Apart from a submission by 20 advocates, Mozilla, the creator of open source browser Firefox, has written to the committee stressing the urgent need to have a policy.
The right to be forgotten
The privacy judgment highlights the significance of the right to be forgotten in the digital era, when the internet stores everything. Yet, the bench did not approve of the right for archival and research reasons. The way our intimate data has been shared with private entities, it is critical to recognise the right to informational self-determination, as was also argued by Divan in the privacy hearings.
In Aadhaar’s first hearing, Divan submitted how mandating Aadhaar will make government the ultimate ruler, hollow out the Constitution and take away citizens’ rights merely for not having the 12-digit number. Whether the government will track an individual is a secondary thing, but to have the architecture, which can build electronic trails of a person through cross-linking databases, is dangerous beyond imagination.
The central data can be “designed to track transactions across the life of the citizens” and “will enable the state to profile citizens… assess their habits and silently influence their behaviour”, including “to stifle dissent and influence political decision-making”. Thus, the state gets a “switch to cause civil death of an individual”.

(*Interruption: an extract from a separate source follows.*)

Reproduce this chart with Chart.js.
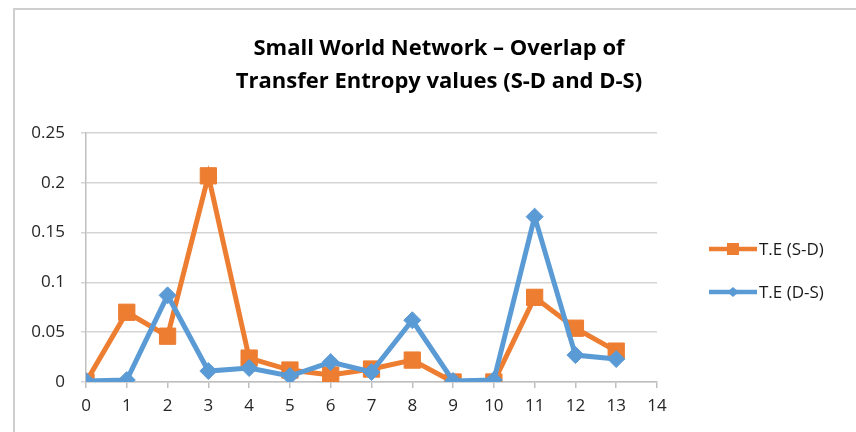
<!DOCTYPE html>
<html>
<head>
<meta charset="utf-8">
<script src="https://cdn.jsdelivr.net/npm/chart.js@4"></script>
<style>
  html, body { margin: 0; padding: 0; background: #fff; }
  #wrap { position: relative; width: 856px; height: 432px; overflow: hidden; }
  #frame { position: absolute; left: 13px; top: 8px; width: 900px; height: 500px;
           border-left: 2px solid #cfcfcf; border-top: 2px solid #cfcfcf; pointer-events: none; }
</style>
</head>
<body>
<div id="wrap">
  <canvas id="chart" width="856" height="432"></canvas>
  <div id="frame"></div>
</div>
<script>
var titleLines = ['Small World Network \u2013 Overlap of', 'Transfer Entropy values (S-D and D-S)'];
var nodes = [0, 1, 2, 3, 4, 5, 6, 7, 8, 9, 10, 11, 12, 13];
var teSD = [0, 0.070, 0.046, 0.207, 0.024, 0.012, 0.007, 0.013, 0.022, 0, 0, 0.085, 0.054, 0.031];
var teDS = [0.001, 0.002, 0.087, 0.011, 0.014, 0.006, 0.020, 0.010, 0.062, 0.001, 0.002, 0.166, 0.027, 0.023];
var yTicks = [0, 0.05, 0.1, 0.15, 0.2, 0.25];

var ORANGE = '#ED7D31';
var BLUE = '#5B9BD5';
var FONT = '"Open Sans", Lato, sans-serif';

function pts(vals) {
    return nodes.map(function (n, i) { return { x: n, y: vals[i] }; });
}

// title + legend drawn by hand so they sit where the original has them
var decor = {
    id: 'decor',
    afterDraw: function (chart) {
        var c = chart.ctx;
        c.save();
        c.fillStyle = '#000';
        c.font = 'bold 22px ' + FONT;
        c.textAlign = 'center';
        c.textBaseline = 'alphabetic';
        c.fillText(titleLines[0], 439, 55);
        c.fillText(titleLines[1], 439, 88);

        var ys = [249, 292];
        chart.data.datasets.forEach(function (ds, i) {
            var y = ys[i];
            c.strokeStyle = ds.borderColor;
            c.lineWidth = 4.5;
            c.beginPath();
            c.moveTo(709, y);
            c.lineTo(757, y);
            c.stroke();
            c.fillStyle = ds.borderColor;
            c.beginPath();
            if (ds.pointStyle === 'rect') {
                c.rect(733 - 6, y - 6, 12, 12);
            } else {
                c.moveTo(733, y - 5); c.lineTo(739, y); c.lineTo(733, y + 5); c.lineTo(727, y);
                c.closePath();
            }
            c.fill();
            c.fillStyle = '#1a1a1a';
            c.font = '17px ' + FONT;
            c.textAlign = 'left';
            c.textBaseline = 'middle';
            c.fillText(ds.label, 759, y + 1);
        });
        c.restore();
    }
};

new Chart(document.getElementById('chart').getContext('2d'), {
    type: 'line',
    data: {
        datasets: [{
            label: 'T.E (S-D)',
            data: pts(teSD),
            borderColor: ORANGE,
            backgroundColor: ORANGE,
            borderWidth: 5,
            pointStyle: 'rect',
            pointRadius: 11.5,
            pointBorderWidth: 1,
            tension: 0,
            order: 1
        }, {
            label: 'T.E (D-S)',
            data: pts(teDS),
            borderColor: BLUE,
            backgroundColor: BLUE,
            borderWidth: 5,
            pointStyle: 'rectRot',
            pointRadius: 8.5,
            pointBorderWidth: 1,
            tension: 0,
            order: 0
        }]
    },
    options: {
        responsive: false,
        animation: false,
        layout: { padding: { left: 30, right: 199, top: 133, bottom: 13 } },
        plugins: {
            legend: { display: false },
            title: { display: false },
            tooltip: { enabled: false }
        },
        scales: {
            x: {
                type: 'linear',
                min: 0,
                max: 14,
                afterFit: function (axis) { axis.height = 37; },
                ticks: { stepSize: 1, color: '#262626', font: { family: FONT, size: 17 }, padding: 8 },
                grid: { drawOnChartArea: false, drawTicks: true, tickLength: 6, color: '#bfbfbf', lineWidth: 1.5 },
                border: { color: '#bfbfbf', width: 1.5 }
            },
            y: {
                min: 0,
                max: 0.25,
                afterFit: function (axis) { axis.width = 56; },
                afterBuildTicks: function (axis) {
                    axis.ticks = yTicks.map(function (v) { return { value: v }; });
                },
                ticks: {
                    color: '#262626',
                    font: { family: FONT, size: 17 },
                    padding: 16,
                    callback: function (v) { return String(Math.round(v * 100) / 100); }
                },
                grid: { color: '#d4d4d4', lineWidth: 1.5, tickLength: 5 },
                border: { color: '#bfbfbf', width: 1.5 }
            }
        }
    },
    plugins: [decor]
});
</script>
</body>
</html>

“Privacy is one of the most important rights to be protected both against state and non-state actors,” the privacy judgment stated.
“They can go on multiplying these IDs,” giggles Yashwant Sinha, the former finance minister. “We have PAN, we have TIN, we have all kind of acronyms. I have no doubt that this scheme is meant for surveillance. The companies already register themselves with the Company’s Act, income tax, and GST now. On top of it all, to ask for another special registration for this ID, doesn’t make sense to me,” Sinha tells Patriot. He believes there’s already enough infrastructure in place for enterprises in India, setting up another ID is mere waste of resources.